I'm also interested in writing a pipe for arbitrary data structure like reduce() or trim() that works on array ref. Go look at Test::Base::Filter module that INGY created a while ago. It has several filter function that operates both on string and array.

Re:Text::Pipe?

hanekomu on 2007-10-04T09:13:35

Agreed re bike-shed discussion; one more point though:

        my $stacked_pipe = Text::Pipe::Stackable->new($pipe1, $pipe2, $pipe3);

Yes, that's a better design pattern. In that case, Text::Pipe::Stackable->new() should be able to take both individual segments as well as Text::Pipe::Stackable objects as well (for a kind of recursive construction).

That is, stacked pipes should - to the user - be indistinguishable from individual pipe segments. It's just some black hole that has an input and an output.

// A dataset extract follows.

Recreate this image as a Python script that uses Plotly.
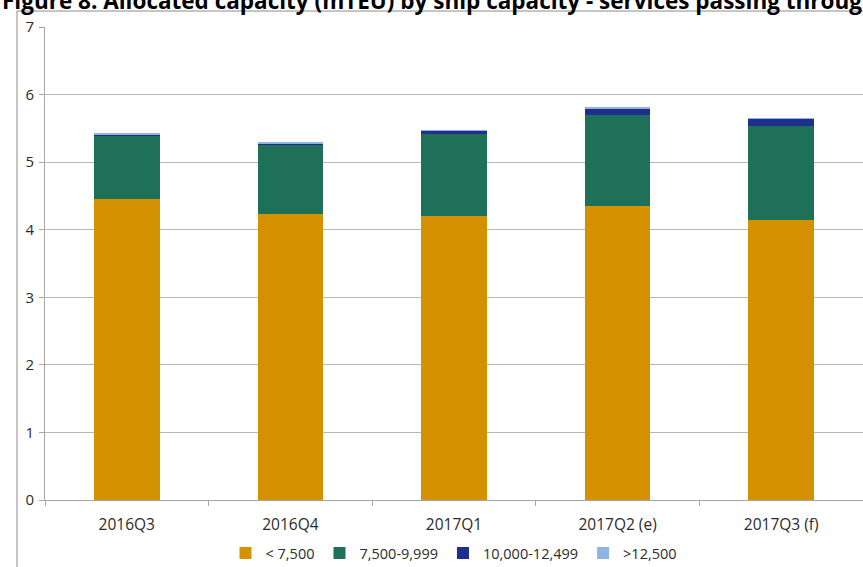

Or, in the case of multiplexers, several outputs. Or with reductors, several inputs. Whatever. :)

Re:Text::Pipe?

miyagawa on 2007-10-04T09:17:00

Yeah, it's caled Composite design pattern and also a Decorator.

You mean like Formatter

perigrin on 2007-10-06T10:06:31

Kjetil has this same issue several years ago with his Wiki software. His solution was http://search.cpan.org/user/kjetilk/Formatter-0.95/

I think its a good idea

draven on 2007-10-08T21:48:00

I've been thinking similar thoughts while working on the formatter chain of mojomojo. I think there might be two distinct types of formatters tho, formatters that can work on streams, and formatters that work on distinct pieces of content.

I also think there might be some benefit to providing some more pluggable basic formatters, like html or other text markup, where other formatters can hook into the apropriate place. I guess Web::Scraper is already like that in a way.